The Junior Auxiliary of Brookhaven is partnering with Mississippi Scholars to set up Reality Town, a one-day, hands-on program meant to show the correlation between students' academic performance in high school and their anticipated yearly earnings as a single 20-something working in Mississippi. The two groups are inviting every ninth-grader in county, city and private schools to attend the event, which is scheduled for Jan. 20, 21 and 22 at the Lincoln Center, pending participation by the schools.

"It's just going to make (freshmen) realize the importance of getting an education and how it can help them financially and in their careers," said Mississippi Scholars Chairman Kenny Goza. "It's one more tool to put in the bag ... something that will make them go, 'Gosh, I want some opportunities, and to do that I've got to apply myself in the classroom.'"

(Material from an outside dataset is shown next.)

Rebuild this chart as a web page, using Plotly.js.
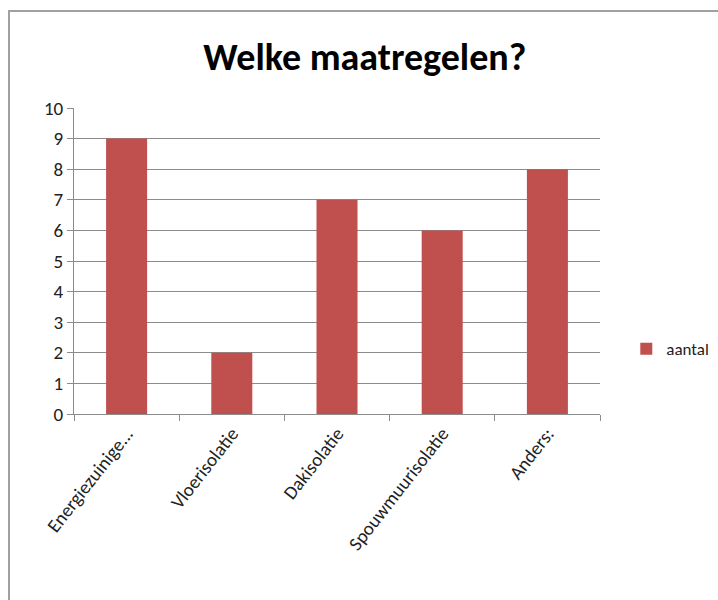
<!DOCTYPE html>
<html>
<head>
<meta charset="utf-8">
<script src="https://cdn.plot.ly/plotly-3.0.1.min.js"></script>
<style>
  html, body { margin: 0; padding: 0; background: #fff; }
  #wrap { position: relative; width: 718px; height: 600px; }
  #frame { position: absolute; left: 8px; top: 10px; width: 720px; height: 600px;
           border-left: 2px solid #a0a0a0; border-top: 2px solid #a0a0a0; box-sizing: border-box; pointer-events: none; }
  #chart { position: absolute; left: 0; top: 0; width: 718px; height: 600px; }
</style>
</head>
<body>
<div id="wrap">
  <div id="chart"></div>
  <div id="frame"></div>
</div>
<script>
const categories = ["Energiezuinige...", "Vloerisolatie", "Dakisolatie", "Spouwmuurisolatie", "Anders:"];
const aantal = [9, 2, 7, 6, 8];
const seriesName = "aantal";
const chartTitle = "Welke maatregelen?";
const yTicks = [0, 1, 2, 3, 4, 5, 6, 7, 8, 9, 10];

const font = "Carlito, 'Open Sans', 'Noto Sans', sans-serif";

Plotly.newPlot("chart", [{
  type: "bar",
  x: categories,
  y: aantal,
  name: seriesName,
  marker: { color: "#C0504D" },
  showlegend: true
}], {
  width: 718, height: 600,
  margin: { l: 74, r: 118, t: 108, b: 186, autoexpand: false },
  paper_bgcolor: "#ffffff",
  plot_bgcolor: "#ffffff",
  bargap: 0.61,
  title: {
    text: "<b>" + chartTitle + "</b>",
    font: { family: font, size: 38, color: "#000" },
    x: 0.508, xanchor: "center", y: 0.905, yanchor: "middle"
  },
  font: { family: font, color: "#222" },
  xaxis: {
    type: "category",
    tickangle: -52,
    tickfont: { size: 19, color: "#222" },
    showline: true, linecolor: "#8c8c8c", linewidth: 1,
    ticks: "outside", tickson: "boundaries", ticklen: 6, tickcolor: "#8c8c8c",
    showgrid: false, zeroline: false
  },
  yaxis: {
    range: [0, 10],
    tickvals: yTicks,
    tickfont: { size: 19, color: "#222" },
    showline: true, linecolor: "#8c8c8c", linewidth: 1,
    ticks: "outside", ticklen: 6, tickcolor: "#8c8c8c",
    showgrid: true, gridcolor: "#8c8c8c", gridwidth: 1,
    zeroline: false
  },
  legend: {
    x: 1.05, xanchor: "left", y: 0.212, yanchor: "middle",
    font: { size: 17, color: "#222" },
    itemwidth: 30,
    bgcolor: "rgba(0,0,0,0)"
  }
}, { displayModeBar: false, staticPlot: true });
</script>
</body>
</html>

JA President Emily Henderson said students participating in Reality Town will be issued a "salary" based on their first semester grade point averages and presented with a list of services they will need to survive, like utilities, transportation and insurance. Students will visit booths manned by representatives from a handful of local businesses and purchase the necessities of life while balancing their checkbooks...

... if they can afford it.

"If they have an 80-100, or As and Bs, they're going to be earning what the average 25-year-old single adult earns in Mississippi, about $25,000 per year," Henderson said. "If you have a C average, it's around $17,000. If you have Ds and Fs, we're going to assume you're close to dropping out, and you'll be a non-diploma worker with an annual salary of $12,000."

To make the simulation even more life-like, each freshmen will also have to draw a card from the challenge table - like Community Chest or Chance in the board game "Monopoly" - that will either give them an unexpected financial boost or force them to budget for an unplanned expense.

JA and Mississippi Scholars representatives will pitch Reality Town to local school administrators and businesses Tuesday at an organizational meeting at the Brookhaven-Lincoln County Chamber of Commerce at 8:30 a.m.

The meeting's special guest will be Dr. Greg Paczak, a guidance counselor at the all-freshmen Rosa Scott School of Madison who has run more than 500 freshmen per year through Reality Town since 2004, when Rosa Scott picked up on the event from schools in West Point.

"Ninth-graders are not so far along in their academic careers to where they can't make a difference in the grades that occur after the (reality) fair," he said. "They have an opportunity still to impact the remaining three and one-half years of their high school careers in a positive manner."

Paczak said the bottom line of Reality Town is to motivate students to perform better in the classroom. He said most people are kinesthetic learners, meaning they learn best using the hand-on approach, and Reality Town's walk-through simulation drives home the point.

"They're not being told about how to write a check or live within a budget, they're doing it," Paczak said. 'It becomes very personal."

Aside from teaching a potentially hard lesson about the relationship between academic and financial success, Paczak said the event doubles as a dropout prevention method by urging students to focus on their high school education.

"Research has shown that if students can be promoted to the tenth grade on time, after one year in ninth grade, the odds of them graduating high school on time, or at all, increases exponentially," he said.